It's Monday! What Are You Reading?

This weekly meme is hosted by Kathryn at The Book Date.

I missed posting last week, so this post will cover what I've been up to over the past two weeks. As the weather has been quite mild for autumn, most afternoons were spent in the garden, pruning trees, raking leaves and having a general tidy up before winter arrives.

Last week ended on a high note. I welcomed my third grandchild, Samuel Edward, into the world on Saturday. He weighed in at 4.35 kg (9lbs 10 oz) and arrived on his due date, for which his mother was very thankful!

On the reading front I finally finished a book started in February,  Mary Anerley: A Yorkshire Tale by R.D. Blackmore.  I also read two by Susanna Kearsley in quick succession, The Splendour Falls and Named of the Dragon. I enjoyed them both, but I prefer her more historical dual time frame novels. I also finished Dark Angels by Karleen Koen. This is the final novel in her Tamworth trilogy, though it is the prequel to the first book, Through A Glass Darkly. 
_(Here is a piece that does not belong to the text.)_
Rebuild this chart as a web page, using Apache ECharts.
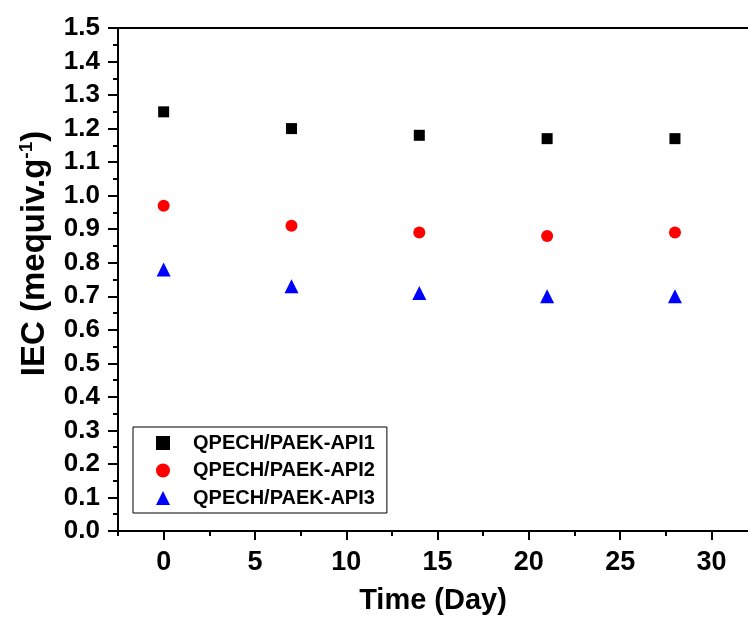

In the mix of books read was a review copy of The King's Shadow by Cheryl Sawyer. This is the third and final book in her English Civil War trilogy and is due for release later this year. It deals with a period in history that I haven't read much about: the events leading up to the restoration of the monarchy. It is also a romance.

My current reads, Past Encounters by Davina Blake and The Blood On My Hands by Shannon O'Leary are progressing well and I've also picked up The Narrative of  Deserter Burman by Greg Pyers. Burman's story begins in Canada and eventually he ends up in colonial Australia, but I haven't got that far yet.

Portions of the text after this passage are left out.